Babacos, once they are a
metre high and growing strongly, form a new fruit with each new leaf. Hence
there is soon a staggering amount of fruit on a single trunk, with large
nearly-ripe fruits lower down and smaller and greener fruits higher up. Yet this process cannot go on forever. Although
Louis Glowinski in his fruit book refers to “the squat babaco” (by contrast
with the leaner pawpaw) the trees do eventually get 3-4 metres high. At this
height they tend, if grown in the open, to topple over in strong winds. (They are
of course best grown in a sheltered valley.) So the usual practice is to cut down each
trunk after it has borne perhaps 20 fruits (sacrificing the many small
unfinished fruits at the top) and allow a single lower shoot to replace the
lost trunk. (Babacos make side-shoots more readily than pawpaw/papayas do, so
there are always shoots in waiting.) The
plant is then out of production for several months until the new trunk is large
enough to begin forming fruits.
Meanwhile the removed top of
the trunk is divided into metre or half-metre lengths that are used as giant
cuttings. My practice is to remove all
the fruits and the larger leaves from such a cutting, enclose the remaining smaller leaves near
the tip in a plastic bag with a few drops of water, and lay the plant on its
side in the shade. However I leave the base of the trunk outside the bag and
exposed to dry air for at least three or four days till it has begun to callus over.
Then I plant it in a large pot (with ordinary potting mix, and use a few empty smaller
plastic pots, jammed in beside the trunk, to hold it upright until the roots grow).
The cutting stays in a greenhouse or other shaded place, and with the plastic
bag over the top for a month or so. Then the bag is removed; and the plant is
hardened off for a further month, before it can be moved outside. Of course in a very humid climate fewer
precautions need be taken against the cuttings drying out.
My original babaco plant has
now multiplied into over a dozen, of which about 5 small and 3 large ones are
growing in the greenhouse. (I also have
a few for sale.) While in theory babacos
might be allowed to grow to their maximum height inside a sheltered greenhouse,
our greenhouse is not quite tall enough to make this possible. So once their
leaves start pushing up against the roof, it is time for me to remove the main
trunk, and let a side shoot start to replace it. The aim is to have about half of the plants
at any one time in maximum production phase. This means that they currently have
a well grown trunk, with ripe and ripening fruits on it. The trunk should have
emerged into good light and not yet be too near the roof.

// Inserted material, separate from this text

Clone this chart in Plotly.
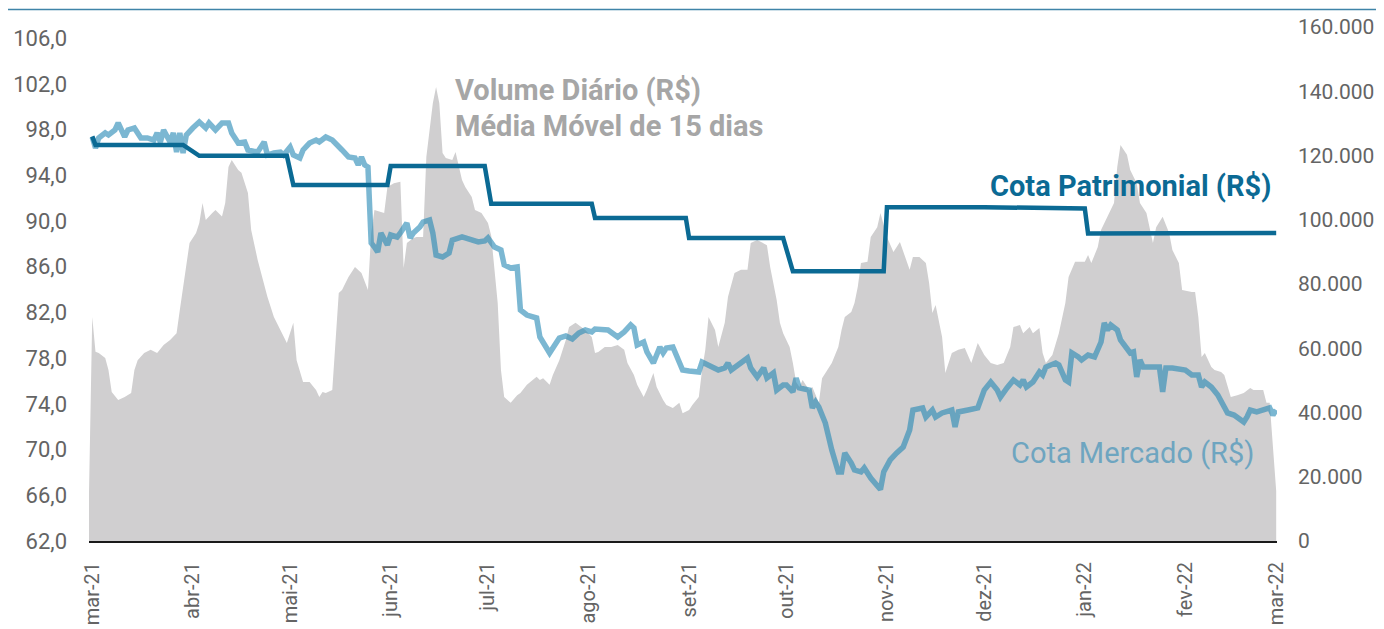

I hope others will try this
system for cultivating babaco.
Finally, you may be wanting
to ask”
“What are babaco fruits like? Are they similar to papaw/papaya fruits?”
They are similar in size, but
their ridged-torpedo shape is distinctive, and their taste is quite different.
As fruits, Babacos are superior to pawpaw/papaya in
the following ways:
·
There is no
seed-mass to throw away. In fact no seeds at all. Babacos are a seedless hybrid
between two Carica species. They set fruit automatically without
pollination. (Since there are no seeds, humans have perpetuated this chance
mutation, which may have occurred just once, for many hundreds of years by striking
cuttings.)
·
There is no rind
to dispose of. The entire fruit is edible, including the skin. It is thus a
theoretically perfect fruit like the strawberry, or the Large Oval feijoa.
·
It has a kind of
effervescent taste—hence the marketing name “champagne fruit”.
·
Unlike
pawpaw/papaya, babacos have a strong and (to me) delicious scent that is an
important part of the taste. When mixed into a fruit salad they are one of the
most pungent and enriching ingredients.
·
They are also an
interesting replacement for figs in fichi
e prosciutto
·
The fruit goes on
ripening after picking, but quite slowly.
·
It is remarkably
tough. If one part is bruised when it falls off the tree, the bruise tends not
to spread. Babaco fruits can be transported with less protection than pawpaw.
·
Fruits are edible
even when green. The green fruits are sub-acid, and so may be used, cooked, in
any recipe where you would use tomato or pimiento.
·
Babacos, like
pawpaws, contain the meat-tenderizer papain.
This makes them particularly good as a vegetable to use in curries or
with meaty stews. Hence when the trees are producing heavily, babacos can be
used both as a fruit and (while still green) as a cooked vegetable.
Babacos are inferior to papayas/papaws in the
following ways:
·
They are not
nearly so sweet. This may be a serious problem for people in Western countries
who expect even tomato sauce to be full of sugar.
·
Whereas almost
everyone likes pawpaw/papaya on first tasting it, some people don’t like
babaco, or only care for it with lashings of sugar. (One solution is to combine
it with ice-cream, for which it has an affinity.)
·
Many people don’t
know any recipes for cooking it. Also some, being unfamiliar with babaco, remove
the thick edible skin—and then complain that the soft inside part lacks
texture.
·
Though there are
all kinds of tropical flavours in babaco, the dominant taste is a bit like an
effervescent lemon-scented watermelon, which some people find un-exciting.
·
Unlike pawpaw, it
is not much improved by adding lime or lemon, since it is already sub-acid. Apple-juice
or apple-concentrate is a better idea.
·
Babacos are
somewhat watery, especially when over-ripe. Some people, unfamiliar with the
fruit, over-ripen it to the point where it has little texture and too much
fluid.
·
To counter this,
fruit should picked before it is uniformly yellow. If left on the tree till
yellow it also tends to drop, and bruise.
·
Once over-soft it
is not suitable for cooking, though it may still make a great smoothy. (When
green it is quite firm and chewy, even after being cooked in a stew or curry.)